### Raw records
____

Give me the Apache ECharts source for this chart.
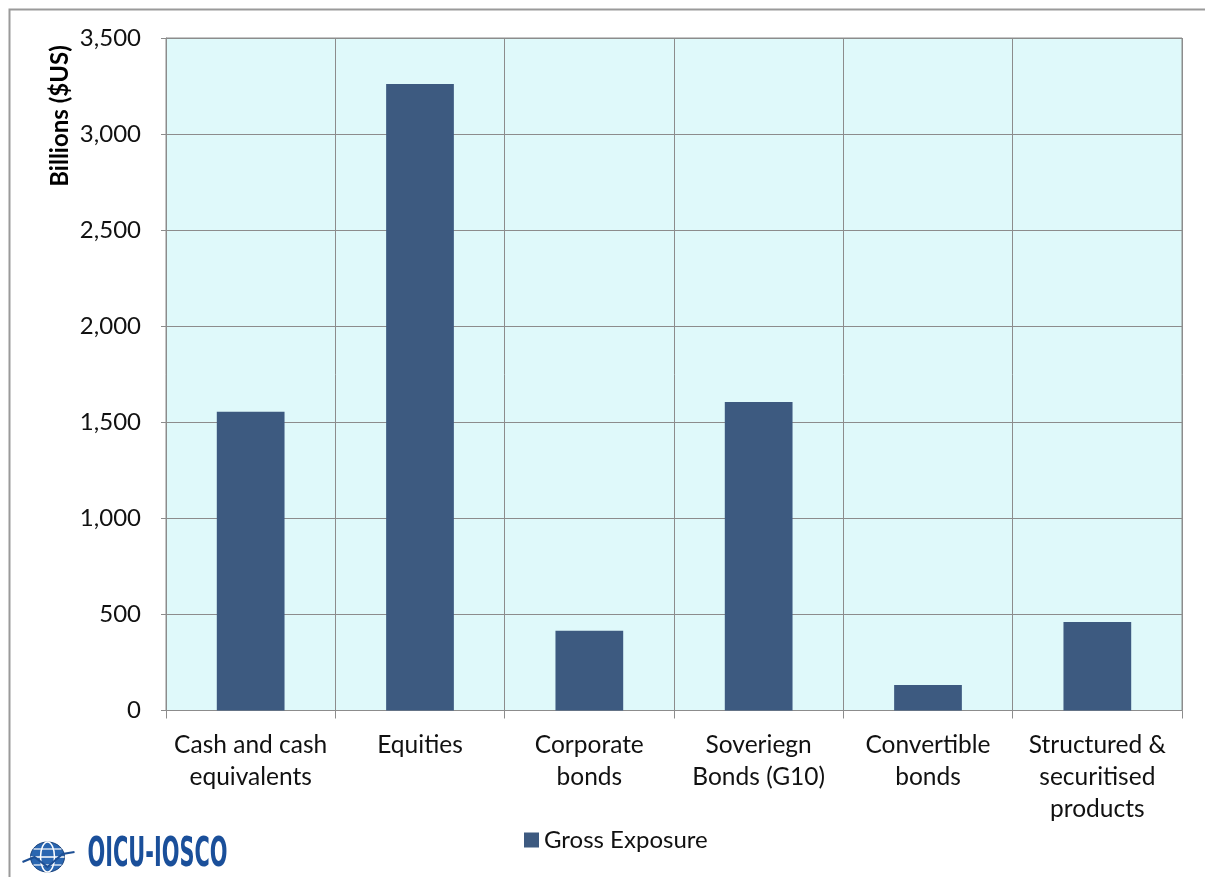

____

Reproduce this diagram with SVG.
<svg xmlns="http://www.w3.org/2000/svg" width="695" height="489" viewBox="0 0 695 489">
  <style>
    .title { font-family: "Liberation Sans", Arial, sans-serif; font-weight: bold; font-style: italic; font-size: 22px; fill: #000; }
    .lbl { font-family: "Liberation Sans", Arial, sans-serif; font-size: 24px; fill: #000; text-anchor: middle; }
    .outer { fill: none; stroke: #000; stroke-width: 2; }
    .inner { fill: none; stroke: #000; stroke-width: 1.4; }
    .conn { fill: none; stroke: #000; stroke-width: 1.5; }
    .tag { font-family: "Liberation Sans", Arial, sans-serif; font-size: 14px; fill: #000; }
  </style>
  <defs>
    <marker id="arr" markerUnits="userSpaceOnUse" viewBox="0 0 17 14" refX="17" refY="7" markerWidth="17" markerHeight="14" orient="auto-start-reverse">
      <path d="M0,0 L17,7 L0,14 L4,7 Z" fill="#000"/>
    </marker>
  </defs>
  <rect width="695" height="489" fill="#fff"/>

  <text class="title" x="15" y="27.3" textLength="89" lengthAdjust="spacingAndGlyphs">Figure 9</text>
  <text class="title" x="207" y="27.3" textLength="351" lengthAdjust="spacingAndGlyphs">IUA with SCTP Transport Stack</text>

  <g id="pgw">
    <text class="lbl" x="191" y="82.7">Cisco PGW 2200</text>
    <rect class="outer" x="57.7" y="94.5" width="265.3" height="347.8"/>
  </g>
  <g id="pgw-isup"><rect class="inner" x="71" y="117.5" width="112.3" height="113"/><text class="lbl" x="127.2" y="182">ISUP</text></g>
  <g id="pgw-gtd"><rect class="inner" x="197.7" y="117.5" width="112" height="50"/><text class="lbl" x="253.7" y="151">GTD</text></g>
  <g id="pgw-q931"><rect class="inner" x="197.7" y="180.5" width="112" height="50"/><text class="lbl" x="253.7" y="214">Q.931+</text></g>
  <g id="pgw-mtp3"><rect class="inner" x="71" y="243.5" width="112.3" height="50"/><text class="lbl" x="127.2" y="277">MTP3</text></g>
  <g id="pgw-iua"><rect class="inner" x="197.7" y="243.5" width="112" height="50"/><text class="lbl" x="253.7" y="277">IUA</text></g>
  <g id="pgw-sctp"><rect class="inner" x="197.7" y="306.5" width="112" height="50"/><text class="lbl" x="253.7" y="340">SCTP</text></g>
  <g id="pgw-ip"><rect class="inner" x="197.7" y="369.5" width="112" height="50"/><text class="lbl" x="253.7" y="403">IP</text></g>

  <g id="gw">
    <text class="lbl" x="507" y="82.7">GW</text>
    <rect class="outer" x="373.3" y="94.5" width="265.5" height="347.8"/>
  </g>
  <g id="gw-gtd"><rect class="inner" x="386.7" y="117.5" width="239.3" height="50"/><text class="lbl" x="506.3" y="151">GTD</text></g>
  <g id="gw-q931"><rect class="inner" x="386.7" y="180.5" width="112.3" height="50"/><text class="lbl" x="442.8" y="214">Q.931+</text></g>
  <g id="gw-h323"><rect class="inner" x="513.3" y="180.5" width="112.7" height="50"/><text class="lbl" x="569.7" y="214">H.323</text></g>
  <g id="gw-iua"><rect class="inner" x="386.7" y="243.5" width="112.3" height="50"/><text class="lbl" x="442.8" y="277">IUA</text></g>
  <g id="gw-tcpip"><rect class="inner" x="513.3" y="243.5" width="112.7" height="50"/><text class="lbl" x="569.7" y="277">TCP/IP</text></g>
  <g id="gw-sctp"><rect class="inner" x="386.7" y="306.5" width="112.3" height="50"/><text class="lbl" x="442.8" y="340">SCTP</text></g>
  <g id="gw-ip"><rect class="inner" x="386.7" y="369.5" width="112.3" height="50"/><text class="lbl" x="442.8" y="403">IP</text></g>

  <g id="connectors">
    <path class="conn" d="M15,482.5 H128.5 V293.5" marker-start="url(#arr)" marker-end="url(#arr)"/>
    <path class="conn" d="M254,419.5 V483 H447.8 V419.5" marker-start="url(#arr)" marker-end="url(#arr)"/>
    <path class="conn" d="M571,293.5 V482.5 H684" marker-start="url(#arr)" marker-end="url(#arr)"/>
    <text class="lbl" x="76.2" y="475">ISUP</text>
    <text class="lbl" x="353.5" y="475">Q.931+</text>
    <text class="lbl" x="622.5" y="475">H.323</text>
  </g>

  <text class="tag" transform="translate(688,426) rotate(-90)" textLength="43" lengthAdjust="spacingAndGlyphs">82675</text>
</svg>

____

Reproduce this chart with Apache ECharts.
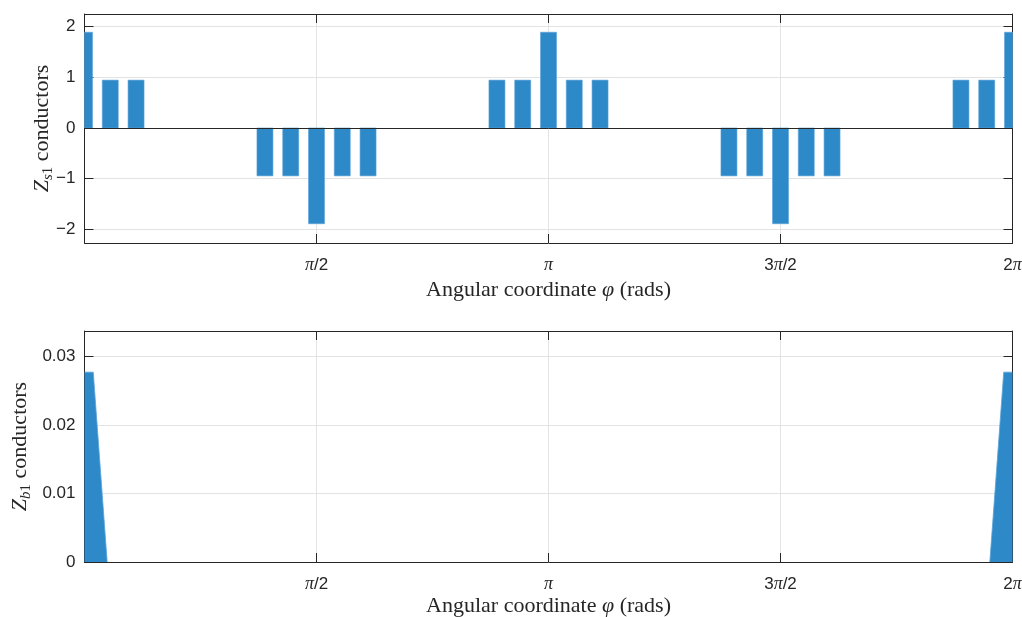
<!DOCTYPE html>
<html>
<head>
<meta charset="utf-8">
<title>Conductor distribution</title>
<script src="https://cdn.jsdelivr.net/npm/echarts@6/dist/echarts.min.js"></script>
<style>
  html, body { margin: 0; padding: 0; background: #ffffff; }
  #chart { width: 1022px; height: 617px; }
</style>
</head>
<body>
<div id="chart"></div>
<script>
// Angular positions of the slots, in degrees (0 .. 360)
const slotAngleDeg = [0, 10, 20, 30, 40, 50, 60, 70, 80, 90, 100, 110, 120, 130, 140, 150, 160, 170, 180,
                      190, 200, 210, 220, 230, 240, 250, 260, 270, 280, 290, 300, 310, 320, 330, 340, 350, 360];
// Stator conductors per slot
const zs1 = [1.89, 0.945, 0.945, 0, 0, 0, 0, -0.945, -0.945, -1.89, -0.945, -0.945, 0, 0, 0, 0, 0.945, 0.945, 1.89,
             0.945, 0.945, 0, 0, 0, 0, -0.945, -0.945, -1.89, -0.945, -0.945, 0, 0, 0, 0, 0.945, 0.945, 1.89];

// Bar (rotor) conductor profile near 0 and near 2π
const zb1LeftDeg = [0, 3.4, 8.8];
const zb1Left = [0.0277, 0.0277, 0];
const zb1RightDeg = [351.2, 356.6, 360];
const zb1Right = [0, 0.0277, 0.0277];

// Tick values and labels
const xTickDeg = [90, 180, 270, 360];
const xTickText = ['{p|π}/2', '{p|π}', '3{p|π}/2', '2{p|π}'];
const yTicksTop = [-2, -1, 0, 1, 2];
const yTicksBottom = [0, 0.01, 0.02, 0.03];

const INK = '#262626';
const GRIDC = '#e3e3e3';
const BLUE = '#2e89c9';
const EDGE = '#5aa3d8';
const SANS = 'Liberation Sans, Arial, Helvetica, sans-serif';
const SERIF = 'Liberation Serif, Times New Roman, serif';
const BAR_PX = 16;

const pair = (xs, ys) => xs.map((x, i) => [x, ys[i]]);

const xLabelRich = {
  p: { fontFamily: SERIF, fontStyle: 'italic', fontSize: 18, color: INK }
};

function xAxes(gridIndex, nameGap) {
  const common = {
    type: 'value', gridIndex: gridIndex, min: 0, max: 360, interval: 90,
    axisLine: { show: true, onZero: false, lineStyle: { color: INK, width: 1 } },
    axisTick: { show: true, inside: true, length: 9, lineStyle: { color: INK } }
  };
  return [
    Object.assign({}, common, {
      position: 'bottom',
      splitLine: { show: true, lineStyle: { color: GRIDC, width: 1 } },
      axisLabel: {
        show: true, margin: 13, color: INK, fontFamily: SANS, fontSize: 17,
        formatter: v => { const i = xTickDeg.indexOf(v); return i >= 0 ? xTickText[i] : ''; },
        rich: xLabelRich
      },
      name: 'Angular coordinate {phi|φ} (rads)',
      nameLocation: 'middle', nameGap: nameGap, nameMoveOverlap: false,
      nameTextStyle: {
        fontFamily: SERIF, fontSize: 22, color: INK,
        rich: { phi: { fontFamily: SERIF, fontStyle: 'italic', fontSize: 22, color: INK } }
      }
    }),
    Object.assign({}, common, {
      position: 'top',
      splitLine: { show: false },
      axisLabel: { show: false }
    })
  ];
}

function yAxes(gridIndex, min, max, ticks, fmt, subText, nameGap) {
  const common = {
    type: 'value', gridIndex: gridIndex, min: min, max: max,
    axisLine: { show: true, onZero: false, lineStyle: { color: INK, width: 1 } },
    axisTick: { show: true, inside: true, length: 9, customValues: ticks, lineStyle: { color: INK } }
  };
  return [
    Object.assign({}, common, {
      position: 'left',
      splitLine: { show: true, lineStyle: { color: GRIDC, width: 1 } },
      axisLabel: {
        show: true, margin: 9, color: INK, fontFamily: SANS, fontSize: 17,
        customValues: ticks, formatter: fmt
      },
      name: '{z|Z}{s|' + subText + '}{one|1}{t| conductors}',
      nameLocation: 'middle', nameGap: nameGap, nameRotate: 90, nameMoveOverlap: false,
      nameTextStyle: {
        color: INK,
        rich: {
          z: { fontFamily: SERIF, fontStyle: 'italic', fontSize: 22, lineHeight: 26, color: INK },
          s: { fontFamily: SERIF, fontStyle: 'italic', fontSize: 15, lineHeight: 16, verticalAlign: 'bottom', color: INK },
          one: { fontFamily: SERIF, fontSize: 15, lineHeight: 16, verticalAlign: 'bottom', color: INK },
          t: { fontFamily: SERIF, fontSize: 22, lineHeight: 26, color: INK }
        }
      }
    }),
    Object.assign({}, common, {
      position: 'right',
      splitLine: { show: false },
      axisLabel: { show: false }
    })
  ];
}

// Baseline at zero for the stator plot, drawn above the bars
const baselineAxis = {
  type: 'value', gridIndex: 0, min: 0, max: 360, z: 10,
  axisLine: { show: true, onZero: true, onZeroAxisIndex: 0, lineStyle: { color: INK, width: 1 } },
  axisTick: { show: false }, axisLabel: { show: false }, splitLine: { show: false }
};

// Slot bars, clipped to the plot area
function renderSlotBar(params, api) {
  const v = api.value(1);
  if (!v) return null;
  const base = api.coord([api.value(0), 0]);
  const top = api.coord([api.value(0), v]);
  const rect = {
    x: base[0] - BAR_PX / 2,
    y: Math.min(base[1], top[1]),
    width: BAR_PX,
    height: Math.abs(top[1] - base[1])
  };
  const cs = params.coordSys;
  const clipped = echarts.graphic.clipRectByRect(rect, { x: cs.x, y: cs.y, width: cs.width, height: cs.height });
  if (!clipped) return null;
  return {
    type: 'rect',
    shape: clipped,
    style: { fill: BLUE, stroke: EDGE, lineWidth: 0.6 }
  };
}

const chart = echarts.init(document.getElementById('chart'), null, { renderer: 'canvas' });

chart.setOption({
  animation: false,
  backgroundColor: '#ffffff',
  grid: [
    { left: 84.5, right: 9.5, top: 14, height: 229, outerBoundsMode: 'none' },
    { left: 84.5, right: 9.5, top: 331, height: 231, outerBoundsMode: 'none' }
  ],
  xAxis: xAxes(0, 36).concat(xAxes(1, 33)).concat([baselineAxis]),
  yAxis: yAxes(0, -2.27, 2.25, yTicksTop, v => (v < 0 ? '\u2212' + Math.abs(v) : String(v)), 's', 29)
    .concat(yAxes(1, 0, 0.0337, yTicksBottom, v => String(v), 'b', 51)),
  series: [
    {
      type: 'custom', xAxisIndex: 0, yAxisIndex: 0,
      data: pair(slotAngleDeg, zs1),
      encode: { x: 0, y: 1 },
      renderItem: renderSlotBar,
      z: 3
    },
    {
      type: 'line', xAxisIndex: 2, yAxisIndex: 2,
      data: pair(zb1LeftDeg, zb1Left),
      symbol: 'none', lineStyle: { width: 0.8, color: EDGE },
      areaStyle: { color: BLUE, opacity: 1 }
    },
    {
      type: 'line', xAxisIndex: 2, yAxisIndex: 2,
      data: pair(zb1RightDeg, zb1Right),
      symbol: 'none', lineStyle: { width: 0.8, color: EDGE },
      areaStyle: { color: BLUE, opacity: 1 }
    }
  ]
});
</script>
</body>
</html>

____

### Written problem
From the listing, copy every line where the string "this" appears.

### Written reply
Give me the Apache ECharts source for this chart.
Reproduce this diagram with SVG.
Reproduce this chart with Apache ECharts.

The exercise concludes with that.